Friday 9 March 2018

Local child poverty estimates are difficult, but essential to expose the stark realities of geographic inequality

a post by Donald Hirsch (Loughborough Univerisity) for the CPAG blog

Which of the following statements tells you more?

Around 4 million of Britain’s 14 million children live in households classified as in poverty because they have below 60% of median income after housing costs.

Among the 2,200 children who live in the Notting Barns area of Kensington, site of Grenfell Tower, nearly a thousand are in families with very low incomes. Just over half a mile away, among the 2,200 children living in three wards around Kensington High Street and Cromwell Road, only 150 are in this situation.

In fact each statement is useful: the first shows the overall extent of child poverty and the second what it looks like on the ground.

Continue reading

but if you really can’t then do, please, read this final paragraph from the Director of the Centre for Research in Social Policy. Donald Hirsch knows what he's talking about.

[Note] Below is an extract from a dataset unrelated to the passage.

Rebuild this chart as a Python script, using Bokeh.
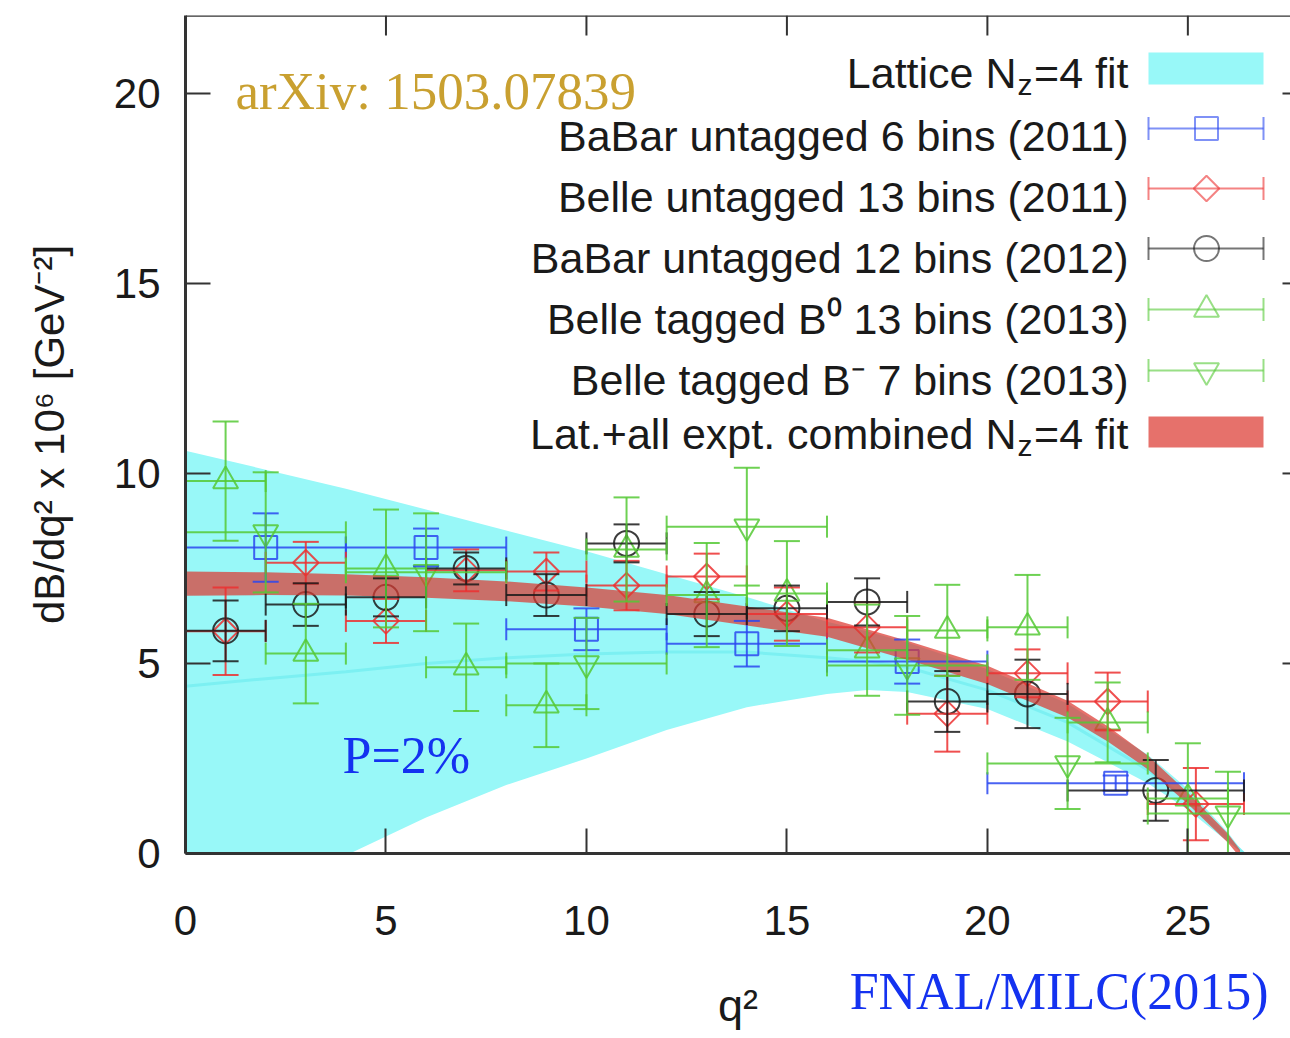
import numpy as np
from bokeh.plotting import figure
from bokeh.models import ColumnDataSource, Whisker, TeeHead, Label, FixedTicker, Range1d, Span, Title
from bokeh.embed import file_html
from bokeh.resources import INLINE

# ---------------- data ----------------
# Lattice N_z=4 fit band (cyan)
lat_q2 = [0, 2, 4, 6, 8, 10, 12, 14, 16, 17, 18, 20, 22, 24, 25, 26, 26.4]
lat_upper = [10.6, 10.1, 9.6, 9.05, 8.5, 7.95, 7.35, 6.75, 6.1, 5.85, 5.55, 4.85, 3.95, 2.6, 1.7, 0.55, 0.0]
lat_lower = [-1.8, -0.9, -0.05, 0.95, 1.8, 2.5, 3.25, 3.85, 4.2, 4.3, 4.25, 3.8, 2.95, 1.85, 1.15, 0.3, 0.0]
lat_central = [4.4, 4.6, 4.78, 5.0, 5.15, 5.25, 5.3, 5.3, 5.15, 5.05, 4.9, 4.3, 3.45, 2.2, 1.4, 0.4, 0.0]

# Lat.+all expt. combined N_z=4 fit band (red)
comb_q2 = [0, 2, 4, 6, 8, 10, 12, 14, 16, 18, 20, 22, 23, 24, 25, 26, 26.3]
comb_center = [7.1, 7.1, 7.07, 7.0, 6.9, 6.75, 6.55, 6.25, 5.95, 5.35, 4.7, 3.8, 3.15, 2.4, 1.45, 0.4, 0.0]
comb_halfwidth = [0.32, 0.3, 0.28, 0.27, 0.26, 0.25, 0.25, 0.25, 0.25, 0.25, 0.24, 0.22, 0.2, 0.18, 0.15, 0.12, 0.1]

# BaBar untagged 6 bins (2011)
babar11_lo = [0, 4, 8, 12, 16, 20]
babar11_hi = [4, 8, 12, 16, 20, 26.4]
babar11_y = [8.05, 8.05, 5.9, 5.52, 5.05, 1.85]
babar11_err = [0.9, 0.5, 0.55, 0.6, 0.58, 0.2]

# Belle untagged 13 bins (2011)
belle11_lo = [0, 2, 4, 6, 8, 10, 12, 14, 16, 18, 20, 22, 24]
belle11_hi = [2, 4, 6, 8, 10, 12, 14, 16, 18, 20, 22, 24, 26.4]
belle11_y = [5.85, 7.65, 6.12, 7.45, 7.42, 7.05, 7.29, 6.3, 5.95, 3.68, 4.74, 4.0, 1.3]
belle11_err = [1.15, 0.55, 0.58, 0.55, 0.5, 0.65, 0.6, 0.7, 0.66, 1.0, 0.63, 0.76, 0.95]

# BaBar untagged 12 bins (2012)
babar12_lo = [0, 2, 4, 6, 8, 10, 12, 14, 16, 18, 20, 22]
babar12_hi = [2, 4, 6, 8, 10, 12, 14, 16, 18, 20, 22, 26.4]
babar12_y = [5.86, 6.55, 6.74, 7.5, 6.8, 8.16, 6.3, 6.45, 6.62, 4.0, 4.2, 1.66]
babar12_err = [0.8, 0.56, 0.5, 0.42, 0.55, 0.5, 0.58, 0.6, 0.62, 0.8, 0.9, 0.8]

# Belle tagged B0 13 bins (2013)
belleB0_lo = [0, 2, 4, 6, 8, 10, 12, 14, 16, 18, 20, 22, 24]
belleB0_hi = [2, 4, 6, 8, 10, 12, 14, 16, 18, 20, 22, 24, 26]
belleB0_y = [9.8, 5.26, 7.5, 4.9, 3.9, 8.0, 6.8, 6.84, 5.35, 5.87, 5.95, 3.45, 1.45]
belleB0_err = [1.57, 1.31, 1.55, 1.15, 1.1, 1.37, 1.37, 1.38, 1.2, 1.2, 1.38, 1.05, 1.45]

# Belle tagged B- 7 bins (2013)
belleBm_lo = [0, 4, 8, 12, 16, 20, 24]
belleBm_hi = [4, 8, 12, 16, 20, 24, 28]
belleBm_y = [8.45, 7.4, 5.0, 8.6, 4.95, 2.37, 1.05]
belleBm_err = [1.58, 1.55, 1.2, 1.55, 1.3, 1.2, 1.1]

x_ticks = [0, 5, 10, 15, 20, 25]
y_ticks = [0, 5, 10, 15, 20]

legend_labels = [
    "BaBar untagged 6 bins (2011)",
    "Belle untagged 13 bins (2011)",
    "BaBar untagged 12 bins (2012)",
    "Belle tagged B\u2070 13 bins (2013)",
    "Belle tagged B\u207b 7 bins (2013)",
]

# ---------------- layout / style ----------------
W, H = 1290, 1038
X_MAX = 27.56
Y_MAX = 22.05
FL, FR, FT, FB = 185, 1290, 15, 853   # frame edges in page pixels
PXX = (FR - FL) / X_MAX
PXY = (FB - FT) / Y_MAX

def dx(px):
    return (px - FL) / PXX

def dy(py):
    return (FB - py) / PXY

CYAN = "#98f8f8"
BLUE = "#2a48f0"
RED = "#ec3030"
BLACK = "#1a1a1a"
GREEN = "#55c935"
SANS = "Liberation Sans"
SERIF = "Liberation Serif"

p = figure(width=W, height=H, output_backend="svg", toolbar_location=None,
           x_range=Range1d(0, X_MAX), y_range=Range1d(0, Y_MAX),
           min_border_left=FL, min_border_right=0, min_border_top=FT,
           min_border_bottom=H - FB)
p.outline_line_color = None
p.xgrid.visible = False
p.ygrid.visible = False
p.background_fill_color = "white"

for ax, ticks in ((p.xaxis, x_ticks), (p.yaxis, y_ticks)):
    ax.ticker = FixedTicker(ticks=ticks)
    ax.major_tick_in = 25
    ax.major_tick_out = 0
    ax.minor_tick_line_color = None
    ax.major_tick_line_color = "#333333"
    ax.major_tick_line_width = 2
    ax.axis_line_color = "#333333"
    ax.axis_line_width = 3
    ax.major_label_text_font = SANS
    ax.major_label_text_font_size = "42px"
    ax.major_label_text_color = "#1a1a1a"
    ax.axis_label_text_font = SANS
    ax.axis_label_text_font_style = "normal"
    ax.axis_label_text_color = "#1a1a1a"

p.xaxis.major_label_standoff = 52
p.xaxis.axis_label = "q\u00b2"
p.xaxis.axis_label_text_font_size = "45px"
p.xaxis.axis_label_standoff = 42
p.yaxis.major_label_standoff = 25
p.yaxis.axis_label = "dB/dq\u00b2 x 10\u2076 [GeV\u207b\u00b2]"
p.yaxis.axis_label_text_font_size = "42px"
p.yaxis.axis_label_standoff = 38

# credit line under the plot, on the right, level with the axis title
p.add_layout(Title(text="FNAL/MILC(2015)", align="right", vertical_align="top",
                   offset=22, standoff=-142, text_font=SERIF, text_font_size="52px",
                   text_font_style="normal", text_color="#1432f0"), "below")

# top border and mirrored ticks
p.add_layout(Span(location=Y_MAX, dimension="width", line_color="#333333", line_width=2.5))
p.segment(x0=x_ticks[1:], y0=[Y_MAX] * 5, x1=x_ticks[1:], y1=[Y_MAX - 20 / PXY] * 5,
          line_color="#333333", line_width=2)
p.segment(x0=[X_MAX - 8 / PXX] * 4, y0=y_ticks[1:], x1=[X_MAX] * 4, y1=y_ticks[1:],
          line_color="#333333", line_width=2)

# lattice band
p.varea(x=lat_q2, y1=lat_lower, y2=lat_upper, fill_color=CYAN)
p.line(lat_q2, lat_central, line_color="#7cf0f2", line_width=3)


def add_series(lo, hi, y, err, color, marker, size, angle=0.0):
    x = [(a + b) / 2 for a, b in zip(lo, hi)]
    src = ColumnDataSource(dict(x=x, lo=lo, hi=hi, y=y,
                                ylo=[v - e for v, e in zip(y, err)],
                                yhi=[v + e for v, e in zip(y, err)]))
    kw = dict(line_color=color, line_width=2, line_alpha=0.85)
    p.add_layout(Whisker(source=src, base="y", lower="lo", upper="hi", dimension="width",
                         level="glyph",
                         lower_head=TeeHead(size=22, **kw), upper_head=TeeHead(size=22, **kw), **kw))
    p.add_layout(Whisker(source=src, base="x", lower="ylo", upper="yhi", dimension="height",
                         level="glyph",
                         lower_head=TeeHead(size=26, **kw), upper_head=TeeHead(size=26, **kw), **kw))
    p.scatter("x", "y", source=src, marker=marker, size=size, angle=angle,
              fill_color=None, line_color=color, line_width=2, line_alpha=0.85)


series = [
    (babar11_lo, babar11_hi, babar11_y, babar11_err, BLUE, "square", 23, 0.0),
    (belle11_lo, belle11_hi, belle11_y, belle11_err, RED, "square", 18, np.pi / 4),
    (babar12_lo, babar12_hi, babar12_y, babar12_err, BLACK, "circle", 25, 0.0),
    (belleB0_lo, belleB0_hi, belleB0_y, belleB0_err, GREEN, "triangle", 25, 0.0),
    (belleBm_lo, belleBm_hi, belleBm_y, belleBm_err, GREEN, "inverted_triangle", 25, 0.0),
]
for s in series:
    add_series(*s)

# combined fit band (on top, semi-transparent)
comb_lo = [c - h for c, h in zip(comb_center, comb_halfwidth)]
comb_hi = [c + h for c, h in zip(comb_center, comb_halfwidth)]
p.varea(x=comb_q2, y1=comb_lo, y2=comb_hi, fill_color="#dc3a32", fill_alpha=0.72)

# ---------------- legend (drawn by hand, gnuplot style) ----------------
row_y = [68, 128, 188, 248, 309, 370, 431]
text_y = [72, 135, 196, 257, 318, 379, 433]
TXT_R = 1128
leg_font = "43px"

def lab(text, px, py, align="right", size=leg_font, font=SANS, color="#1a1a1a"):
    p.add_layout(Label(x=dx(px), y=dy(py), text=text, text_align=align,
                       text_baseline="middle", text_font=font,
                       text_font_size=size, text_color=color))

# row 0 : lattice band sample
p.quad(left=[dx(1148)], right=[dx(1263)], top=[dy(52)], bottom=[dy(84)], fill_color=CYAN, line_color=None)
lab("=4 fit", TXT_R, text_y[0])
lab("z", TXT_R - 96, text_y[0] + 12, size="30px")
lab("Lattice N", TXT_R - 112, text_y[0])

# rows 1..5 : data series samples
for i, (s, text) in enumerate(zip(series, legend_labels)):
    color, marker, size, angle = s[4], s[5], s[6], s[7]
    yy = dy(row_y[i + 1])
    src = ColumnDataSource(dict(x=[dx(1206)], lo=[dx(1148)], hi=[dx(1263)], y=[yy]))
    kw = dict(line_color=color, line_width=2, line_alpha=0.6)
    p.add_layout(Whisker(source=src, base="y", lower="lo", upper="hi", dimension="width",
                         level="glyph",
                         lower_head=TeeHead(size=23, **kw), upper_head=TeeHead(size=23, **kw), **kw))
    p.scatter("x", "y", source=src, marker=marker, size=size, angle=angle,
              fill_color=None, line_color=color, line_width=2, line_alpha=0.6)
    lab(text, TXT_R, text_y[i + 1])

# row 6 : combined band sample
p.quad(left=[dx(1148)], right=[dx(1263)], top=[dy(416)], bottom=[dy(447)],
       fill_color="#dc3a32", fill_alpha=0.72, line_color=None)
lab("=4 fit", TXT_R, text_y[6])
lab("z", TXT_R - 96, text_y[6] + 12, size="30px")
lab("Lat.+all expt. combined N", TXT_R - 112, text_y[6])

# ---------------- annotations ----------------
lab("arXiv: 1503.07839", 235, 90, align="left", size="53px", font=SERIF, color="#c9a030")
lab("P=2%", 342, 755, align="left", size="52px", font=SERIF, color="#1432f0")

open("out.html", "w").write(file_html(p, INLINE))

The Institute for Fiscal Studies forecasts that child poverty will continue to rise at an alarming rate, more than wiping out the considerable falls that took place in the 2000s. This will have very real impacts at the local level, which we will continue to estimate. A government that simultaneously publishes these figures but boasts about its progress on another measure purporting to show the opposite has its head stuck very firmly in the sand.